[Bug]: Missing constructor for `absl::synchronization_internal::KernelTimeout` in shared builds
Closed this issue · 5 comments
Describe the issue
While building tensorflow with new abseil 20240116.1, we ran into the following issue:
# Execution platform: @local_execution_config_platform//:platform
/home/conda/feedstock_root/build_artifacts/debug_1708918309173/_build_env/bin/../lib/gcc/x86_64-conda-linux-gnu/12.3.0/../../../../x86_64-conda-linux-gnu/bin/ld: bazel-out/k8-opt/bin/external/local_xla/xla/service/libslow_operation_alarm.pic.a(slow_operation_alarm.pic.o): in function `xla::SlowOperationAlarm::AlarmLoop()':
slow_operation_alarm.cc:(.text._ZN3xla18SlowOperationAlarm9AlarmLoopEv+0x21c): undefined reference to `absl::lts_20240116::synchronization_internal::KernelTimeout::KernelTimeout(absl::lts_20240116::Time)'
While it's clear where this symbol lives, we cannot link to absl/synchronization:kernel_timeout_internal
, because it has private visibility.
However, after realizing tensorflow never explicitly uses KernelTimeout
in its codebase, I decided to look back at abseil, and I think this is a similar situation to #1624, because AFAICT it concerns absl::Mutex
and inlining (1cf6469).
In particular, in a shared build, some methods have to construct a synchronization_internal::KernelTimeout
, e.g.
abseil-cpp/absl/synchronization/mutex.h
Lines 375 to 381 in 2f9e432
Since that constructor cannot be found (due to visibility), we fail.

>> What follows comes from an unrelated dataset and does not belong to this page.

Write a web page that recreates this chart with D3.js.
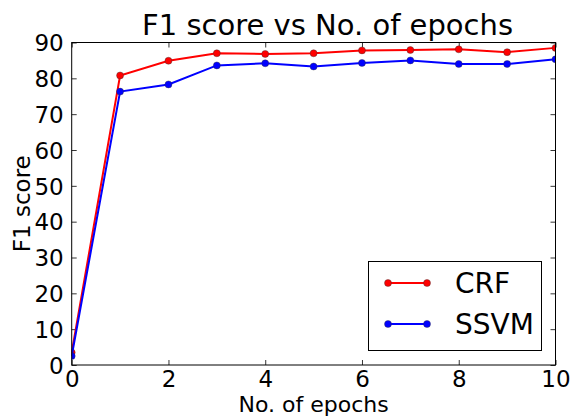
<!DOCTYPE html>
<html><head><meta charset="utf-8">
<script src="https://cdn.jsdelivr.net/npm/d3@7"></script>
<style>body{margin:0;background:#fff}svg{display:block}text{font-family:"DejaVu Sans",sans-serif;fill:#000}</style>
</head><body>
<script>
const epochs = [0,1,2,3,4,5,6,7,8,9,10];
const crf  = [3.5,80.8,84.9,87.0,86.8,87.0,87.8,87.9,88.1,87.3,88.5];
const ssvm = [2.5,76.3,78.3,83.6,84.2,83.3,84.3,85.0,84.0,84.0,85.3];
const xTicks = [0,2,4,6,8,10];
const yTicks = [0,10,20,30,40,50,60,70,80,90];
const seriesNames = ["CRF","SSVM"];
const seriesColors = ["#ff0000","#0000ff"];

const W=570,H=417, L=71.7, R=555.5, T=42.5, B=365;
const svg=d3.select("body").append("svg").attr("width",W).attr("height",H);
const x=d3.scaleLinear().domain([0,10]).range([L,R]);
const y=d3.scaleLinear().domain([0,90]).range([B,T]);

svg.append("clipPath").attr("id","c").append("rect").attr("x",L).attr("y",T).attr("width",R-L).attr("height",B-T);

const fs=23;
const gB=svg.append("g").attr("transform",`translate(0,${B})`).call(d3.axisBottom(x).tickValues(xTicks).tickSize(-5).tickPadding(7).tickSizeOuter(0));
const gT=svg.append("g").attr("transform",`translate(0,${T})`).call(d3.axisTop(x).tickValues(xTicks).tickSize(-5).tickFormat("").tickSizeOuter(0));
const gL=svg.append("g").attr("transform",`translate(${L},0)`).call(d3.axisLeft(y).tickValues(yTicks).tickSize(-5).tickPadding(8).tickSizeOuter(0));
const gR=svg.append("g").attr("transform",`translate(${R},0)`).call(d3.axisRight(y).tickValues(yTicks).tickSize(-5).tickFormat("").tickSizeOuter(0));
[gB,gT,gL,gR].forEach(g=>{g.select(".domain").remove();g.selectAll("line").attr("stroke","#000").attr("stroke-width",0.8);g.selectAll("text").attr("font-size",fs).attr("font-family","DejaVu Sans");});
gB.selectAll("text").attr("y",0).attr("dy",0).attr("transform","translate(0,21.7)");
gL.selectAll("text").attr("dy","0.36em");

const data=[crf,ssvm];
const line=d3.line().x((d,i)=>x(epochs[i])).y(d=>y(d));
data.forEach((s,k)=>{
  const g=svg.append("g").attr("clip-path","url(#c)");
  g.append("path").datum(s).attr("d",line).attr("fill","none").attr("stroke",seriesColors[k]).attr("stroke-width",2);
  g.selectAll("circle").data(s).join("circle").attr("cx",(d,i)=>x(epochs[i])).attr("cy",d=>y(d)).attr("r",3.5).attr("fill",seriesColors[k]).attr("stroke","#333").attr("stroke-width",0.4);
});

svg.append("rect").attr("x",L).attr("y",T).attr("width",R-L).attr("height",B-T).attr("fill","none").attr("stroke","#000").attr("stroke-width",1);

svg.append("text").attr("x",(L+R)/2+14).attr("y",35).attr("text-anchor","middle").attr("font-size",29).text("F1 score vs No. of epochs");
svg.append("text").attr("x",(L+R)/2).attr("y",412).attr("text-anchor","middle").attr("font-size",22).text("No. of epochs");
svg.append("text").attr("transform",`translate(30,${(T+B)/2}) rotate(-90)`).attr("text-anchor","middle").attr("font-size",23).text("F1 score");

const lg=svg.append("g");
lg.append("rect").attr("x",368.5).attr("y",261.5).attr("width",173).attr("height",89).attr("fill","#fff").attr("stroke","#000").attr("stroke-width",1);
seriesNames.forEach((n,k)=>{
  const yy=283+k*41;
  lg.append("line").attr("x1",388).attr("x2",427).attr("y1",yy).attr("y2",yy).attr("stroke",seriesColors[k]).attr("stroke-width",2);
  [388,427].forEach(cx=>lg.append("circle").attr("cx",cx).attr("cy",yy).attr("r",3.5).attr("fill",seriesColors[k]).attr("stroke","#333").attr("stroke-width",0.4));
  lg.append("text").attr("x",455).attr("y",yy).attr("dy","0.36em").attr("font-size",28).text(n);
});
</script>
</body></html>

Steps to reproduce the problem
Build tensorflow against abseil 20240116.1
What version of Abseil are you using?
20240116.1
What operating system and version are you using?
Linux
What compiler and version are you using?
GCC 12, nvcc 12.0
What build system are you using?
bazel
Additional context
No response
Does the patch proposed in #1624 (comment) fix the problem? That would be a hint that this is actually the same issue as #1624.
Does the patch proposed in #1624 (comment) fix the problem? That would be a hint that this is actually the same issue as #1624.

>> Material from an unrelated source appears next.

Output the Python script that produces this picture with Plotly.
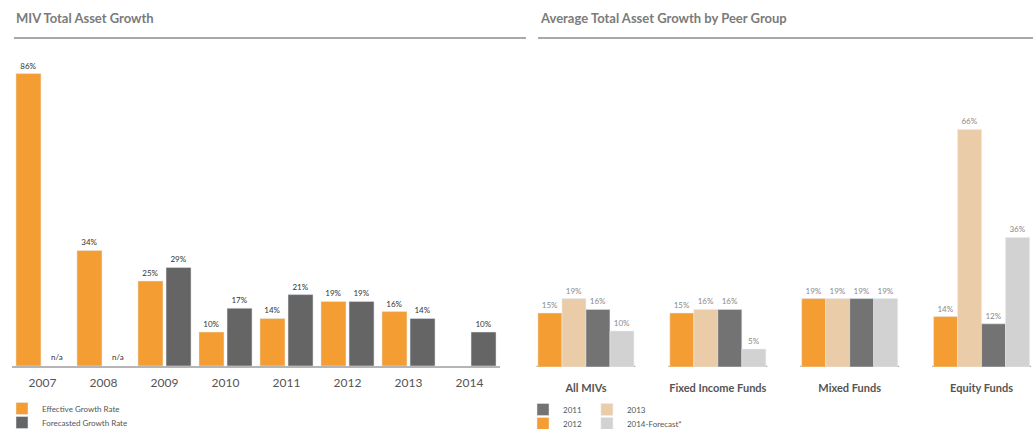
import plotly.graph_objects as go

# ---------------- data ----------------
years = ["2007", "2008", "2009", "2010", "2011", "2012", "2013", "2014"]
effective_growth = [86, 34, 25, 10, 14, 19, 16, None]
forecasted_growth = [None, None, 29, 17, 21, 19, 14, 10]

peer_groups = ["All MIVs", "Fixed Income Funds", "Mixed Funds", "Equity Funds"]
growth_2012 = [15, 15, 19, 14]
growth_2013 = [19, 16, 19, 66]
growth_2011 = [16, 16, 19, 12]
growth_2014_forecast = [10, 5, 19, 36]

# ---------------- style ----------------
W, H = 1033, 429
ORANGE = "#F49D33"
DARK = "#656565"
DARK2 = "#737373"
BEIGE = "#EBCCA9"
LIGHT = "#D2D2D2"
FONT = "Lato"


def fx(p):
    return p / W


def fy(p):
    return 1 - p / H


def lab(vals):
    return [f"{v}%" if v is not None else "" for v in vals]


fig = go.Figure()

# ---------- left chart ----------
LW = 0.41
left_series = [
    ("Effective Growth Rate", effective_growth, ORANGE, -0.435, "legend"),
    ("Forecasted Growth Rate", forecasted_growth, DARK, 0.025, "legend4"),
]
for name, vals, col, off, lg in left_series:
    fig.add_trace(go.Bar(
        x=years, y=vals, name=name, marker_color=col, width=LW, offset=off,
        text=lab(vals), textposition="outside", cliponaxis=False,
        constraintext="none",
        textfont=dict(family=FONT, size=8, color="#333333"),
        xaxis="x", yaxis="y", legend=lg, hoverinfo="skip",
    ))

# n/a markers for missing forecasts
for i, v in enumerate(forecasted_growth):
    if v is None:
        fig.add_annotation(x=i, y=0, xref="x", yref="y", text="n/a",
                           showarrow=False, xshift=14, yanchor="bottom", yshift=2,
                           font=dict(family=FONT, size=8, color="#333333"))

# ---------- right chart ----------
RW = 0.182
right_series = [
    ("2012", growth_2012, ORANGE, "legend3", 1),
    ("2013", growth_2013, BEIGE, "legend2", 2),
    ("2011", growth_2011, DARK2, "legend2", 1),
    ("2014-Forecast*", growth_2014_forecast, LIGHT, "legend3", 2),
]
for i, (name, vals, col, lg, rank) in enumerate(right_series):
    fig.add_trace(go.Bar(
        x=peer_groups, y=vals, name=name, marker_color=col, width=RW,
        offset=-2 * RW + i * RW,
        text=lab(vals), textposition="outside", cliponaxis=False,
        constraintext="none",
        textfont=dict(family=FONT, size=8, color="#8a8a8a"),
        xaxis="x2", yaxis="y2", legend=lg, legendrank=rank, hoverinfo="skip",
    ))

# per-group baselines on right chart
for i, _ in enumerate(peer_groups):
    fig.add_shape(type="line", xref="x2", yref="y2", x0=i - 0.375, x1=i + 0.375,
                  y0=0, y1=0, line=dict(color="#A8A8A8", width=2.5), layer="below")

# titles and separators
fig.add_annotation(x=fx(14), y=fy(18), xref="paper", yref="paper",
                   text="<b>MIV Total Asset Growth</b>", showarrow=False,
                   xanchor="left", yanchor="middle",
                   font=dict(family=FONT, size=13, color="#7b7b7b"))
fig.add_annotation(x=fx(538), y=fy(18), xref="paper", yref="paper",
                   text="<b>Average Total Asset Growth by Peer Group</b>", showarrow=False,
                   xanchor="left", yanchor="middle",
                   font=dict(family=FONT, size=13, color="#7b7b7b"))
fig.add_shape(type="line", xref="paper", yref="paper", x0=fx(14), x1=fx(526),
              y0=fy(38), y1=fy(38), line=dict(color="#8c8c8c", width=1.5))
fig.add_shape(type="line", xref="paper", yref="paper", x0=fx(538), x1=1,
              y0=fy(38), y1=fy(38), line=dict(color="#8c8c8c", width=1.5))

legend_style = dict(xanchor="left", yanchor="top", itemwidth=30,
                    font=dict(family=FONT, size=8, color="#555555"),
                    bgcolor="rgba(0,0,0,0)")

fig.update_layout(
    width=W, height=H,
    margin=dict(l=0, r=0, t=0, b=0, autoexpand=False),
    paper_bgcolor="white", plot_bgcolor="white",
    showlegend=True,
    xaxis=dict(domain=[fx(12), fx(500)], range=[-0.5, 7.5], type="category",
               showgrid=False, zeroline=False, showline=True,
               linecolor="#B5B5B5", linewidth=2,
               ticks="outside", ticklen=5, tickcolor="rgba(0,0,0,0)",
               tickfont=dict(family=FONT, size=12, color="#555555")),
    yaxis=dict(domain=[fy(366), fy(43)], range=[0, 95], visible=False),
    xaxis2=dict(domain=[fx(520), 1], range=[-0.5, 3.39], type="category",
                showgrid=False, zeroline=False, showline=False,
                ticks="outside", ticklen=12, tickcolor="rgba(0,0,0,0)",
                tickfont=dict(family=FONT, size=11, color="#555555", weight="bold")),
    yaxis2=dict(domain=[fy(367), fy(79)], range=[0, 80], visible=False),
    legend=dict(x=fx(2), y=fy(394), orientation="h", **legend_style),
    legend4=dict(x=fx(2), y=fy(408), orientation="h", **legend_style),
    legend2=dict(x=fx(523), y=fy(395), orientation="h", **legend_style),
    legend3=dict(x=fx(523), y=fy(409), orientation="h", **legend_style),
)

fig.write_html(
    "out.html",
    config={"displayModeBar": False},
    post_script="document.body.style.margin='0';document.body.style.overflow='hidden';",
)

We ran into this problem with the patched abseil. There are three possibilities as far as I can see:
- the patch is independent of the bug
- the patch uncovered the bug
- the patch introduced the bug
I still think that it's very closely related, because of the way how constructors/destructors are (apparently) missing in the shared library.

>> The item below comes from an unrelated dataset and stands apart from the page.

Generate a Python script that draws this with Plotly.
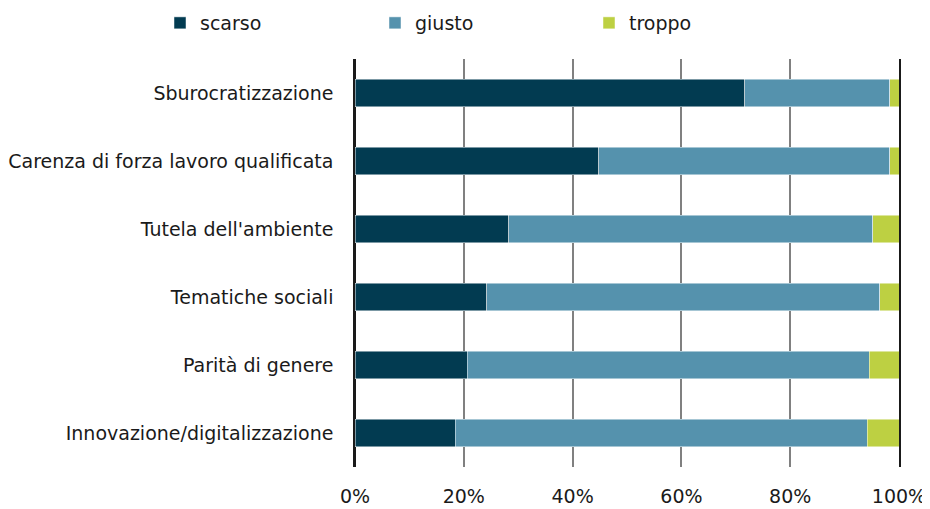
import plotly.graph_objects as go

categories = ["Sburocratizzazione", "Carenza di forza lavoro qualificata", "Tutela dell'ambiente",
              "Tematiche sociali", "Parità di genere", "Innovazione/digitalizzazione"]
scarso = [71.6, 44.8, 28.3, 24.2, 20.6, 18.4]
giusto = [26.7, 53.5, 66.9, 72.3, 73.9, 75.8]
troppo = [1.7, 1.7, 4.8, 3.5, 5.5, 5.8]
tick_vals = [0, 20, 40, 60, 80, 100]
tick_text = ["0%", "20%", "40%", "60%", "80%", "100%"]

# page has an 8px body margin, so figure coords = page coords - 8
OFF = 8
series = [("scarso", scarso, "#023b51", "legend", 160),
          ("giusto", giusto, "#5592ad", "legend2", 375),
          ("troppo", troppo, "#bdd042", "legend3", 589)]

font = "DejaVu Sans"
fs = 19
fig = go.Figure()
legends = {}
for name, vals, col, lg, lx in series:
    fig.add_trace(go.Bar(
        y=categories, x=vals, name=name, orientation="h", legend=lg,
        marker=dict(color=col, line=dict(color="rgba(255,255,255,0.6)", width=0.8)),
    ))
    legends[lg] = dict(orientation="h", x=(lx - OFF) / 930, xanchor="left",
                       y=1 - (23 - OFF) / 509, yanchor="middle",
                       xref="container", yref="container", font=dict(size=fs, family=font),
                       bgcolor="rgba(0,0,0,0)", itemwidth=30)

fig.update_layout(
    barmode="stack", bargap=0.6,
    width=930, height=509,
    margin=dict(l=355 - OFF, r=930 - (899 - OFF), t=59 - OFF, b=509 - (467 - OFF), autoexpand=False),
    plot_bgcolor="white", paper_bgcolor="white",
    font=dict(family=font, size=fs, color="#1a1a1a"),
    showlegend=True,
    **legends,
)
fig.update_xaxes(range=[0, 100], tickvals=tick_vals, ticktext=tick_text, automargin=False,
                 showgrid=True, gridcolor="#808080", gridwidth=1.5,
                 zeroline=True, zerolinecolor="#1a1a1a", zerolinewidth=1.5,
                 showline=False, ticks="", ticklabelstandoff=16)
fig.update_yaxes(autorange="reversed", showline=True, mirror=True, linecolor="#1a1a1a", linewidth=1.5,
                 automargin=False, ticks="", ticklabelstandoff=16, showgrid=False)

fig.write_html("out.html")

However, it is not the same in the sense that the tensorflow builds do set NDEBUG
.
@derekmauro, what do you think about the situation here now? I get that you'd like constructurs/destructors to be inlined as much as possible, but given that synchronization_internal::KernelTimeout
is used from another library (absl_mutex), this doesn't work in shared builds.
I haven't had time to look into this, sorry.
Yeah, it's OK. I managed to dig a bit more and found it's an interaction between bazel/tensorflow and their vendored abseil. I'll close this, as there's nothing to do for abseil AFAICT.